David Leyonhjelm introduces bill to slash taxes
David Leyonhjelm has introduced a bill to abolish more than nine taxes and slash the overall take by more than $600bn over three years.
Liberal Democrat Senator David Leyonhjelm has introduced a bill to abolish more than nine taxes and slash the overall take by more than $600bn over three years, including introducing a ‘flat tax’ of 20 per cent of workers’ incomes.
The politically charged bill, introduced yesterday into the Senate, the second last week of parliament for the year, would set both the personal and company tax rate 20 per cent, lift the tax free threshold to $40,000, and abolish tobacco, alcohol, and fuel excise.
“High taxes stop Australians from spending their own money. High taxes also discourage Australians from saving, impede investment and employment, and impose unnecessary compliance costs on individuals and businesses,” Senatoe Leyonhjelm said, introducing the bill.
“Such a massive tax reduction is warranted because tax involves using coercion to take someone’s property, and so should be kept to a minimum,” he added.
An accompanying Parliamentary Budget Office costing said the reform would see collections slump $187bn in the first year of operation, rising to $221bn by the third. “Sin taxes are stratospheric in Australia and are totally disproportionate to associated taxpayer-funded health costs,” the senator said.
In August the government abandoned its plans to cut the corporate income tax rate to 25 per cent for all companies. In June the Turnbull government passed laws to reduce personal income tax, phased in over seven years, by enough to slow the rate of increase in bracket creep. The estimated cost to revenue was $144bn. The LDP package would cut taxes by $623 billion over a three-year period.
“Smokers pay for the negative consequences of their habit many times over through exorbitant taxes.
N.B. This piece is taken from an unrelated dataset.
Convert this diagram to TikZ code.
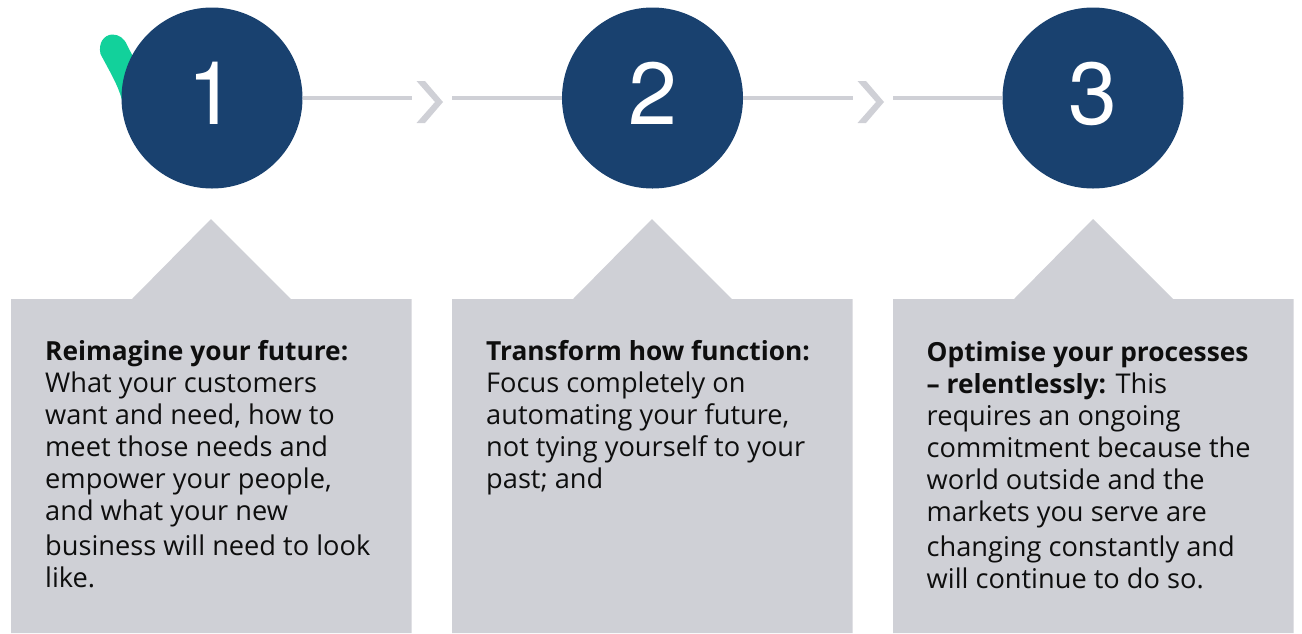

Smoking primarily hurts the smoker, and when drinking generates harm, it is primarily the drinker who is hurt,” he added.
“Such a large reduction in taxes should be coupled with an even greater reduction in Commonwealth Government spending. The Liberal Democrats have costed policies to do just that,” he said.
“Given the magnitude and scale of the proposed change there is also substantial uncertainty around the behaviour responses,” the PBO said. The PBO assumed a ‘taxable income elasticity’ of 0.2, which implies a 1 percentage point cut in income tax increases revenue by 0.2 per cent.
International evidence shows a 1 percentage point tax cut lifts taxable income by between 0.4 and 0.7 per cent, where the response is greatest among high earners, who have most scope to avoid tax.
Senator Leyonhjelm has previously asked the PBO to cost abolishing subsidies to universities and vocationally education and training to zero, alongside dramatic reductions to foreign aid and welfare.
The Bill would also abolish the major bank levy, the luxury car tax, and wine equalisation tax.